If people want to wrap up boxes and put them in beauty shops with the permission of the owner, more power to 'em! If it's fraudulant and bad for Herbalife, so what? We're not Herbalife's watchdogs.
Now these new 'advertising methods' that involve scattering calling cards? Those are pretty awful. I expect to see clothing stores and banks fighting back. I don't think it will last long enough to need a vigilante solution, though. The private companies will do our job for us this time.
#2. "RE: NWTW promotes fraud" In response to Reply # 1
I think uglylitter has a point here. If a business owner has a box on their counter, that seems OK to me. I suspect everyone who enters the drawing "wins" a free sample of Herba product so I don't think there would be much of fraud issue.
#3. "RE: NWTW promotes fraud" In response to Reply # 2
NWTW promotes distributorships primarily and the actual herbalife products secondarily. The entire NWTW m.o. is MONEY.
I seriously doubt they're actually planning on sending sample product to any person who leaves their business car or some other form of contact information in those boxes. They would make no money at all if they sent product to ALL the "entrants", and they know (and have indirectly indicated) that they're not obligated to send sample product to anyone at all.
If the "drawing" was to send sample product to a randomly selected, single individual who's left his/her name and number in that box, what's to stop them from simply saying they've found a winner, that nobody's heard of before, and who never actually left their name/number in one of those boxes? Absolutely nothing.
Judging from NWTW's track record, they're doing this to get potential targets for spam to acquire downlines. Whether it's via email, postal, or by phone, all they're trying to do is find more people to sucker into making "the investment".

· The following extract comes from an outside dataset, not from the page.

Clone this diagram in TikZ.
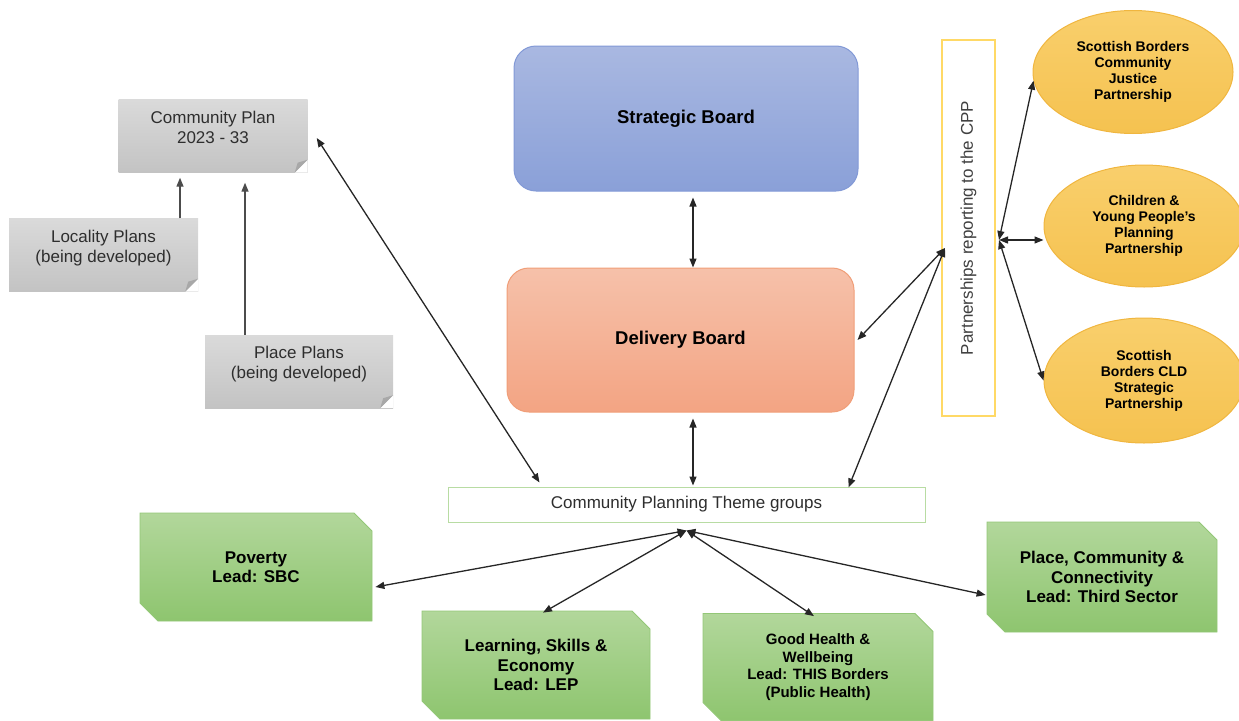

Instead of throwing spam all over the place and HOPING someone will respond to it, they're very likely just using this method to find DIRECT targets for the same. People who, by leaving their name/number/etc, have indicated an interest. It's slightly less annoying to the general public, but probably more effective in finding people to defraud later.
Evil of a different color is still evil.
Sorry if I seemed to be getting a little redundant there, but I have strong feelings about what they're doing.
#4. "RE: NWTW promotes fraud" In response to Reply # 3
I hear there's a website down the road that's concerned with preventing NWTW/Herbalife fraud. CAUSS is here to prevent businesses from covering the planet with signs.
#5. "RE: NWTW promotes fraud" In response to Reply # 3
They can't ignore selling the product. If nothing else, distributors must buy the product out of their pocket and if they have no customers they have nothing else to do with it other than give it away.
#7. "RE: NWTW promotes fraud" In response to Reply # 6
It really is too bad that this newest way to wealth organization had to come and ruin a company that I like. The real key to success in direct selling is actually selling the product instead of these BS "recruiting" systems. Look at Mary Kay or Avon, they conduct their business the way a direct selling company should, where selling the product is the most important thing to the distributors success. That is what Herbalife was founded on but unfortunately due to greed they have lost sight of what they were originally about. Although that does seem to be changeing(slowly) with the new executive that makes sure distributors follow the rules.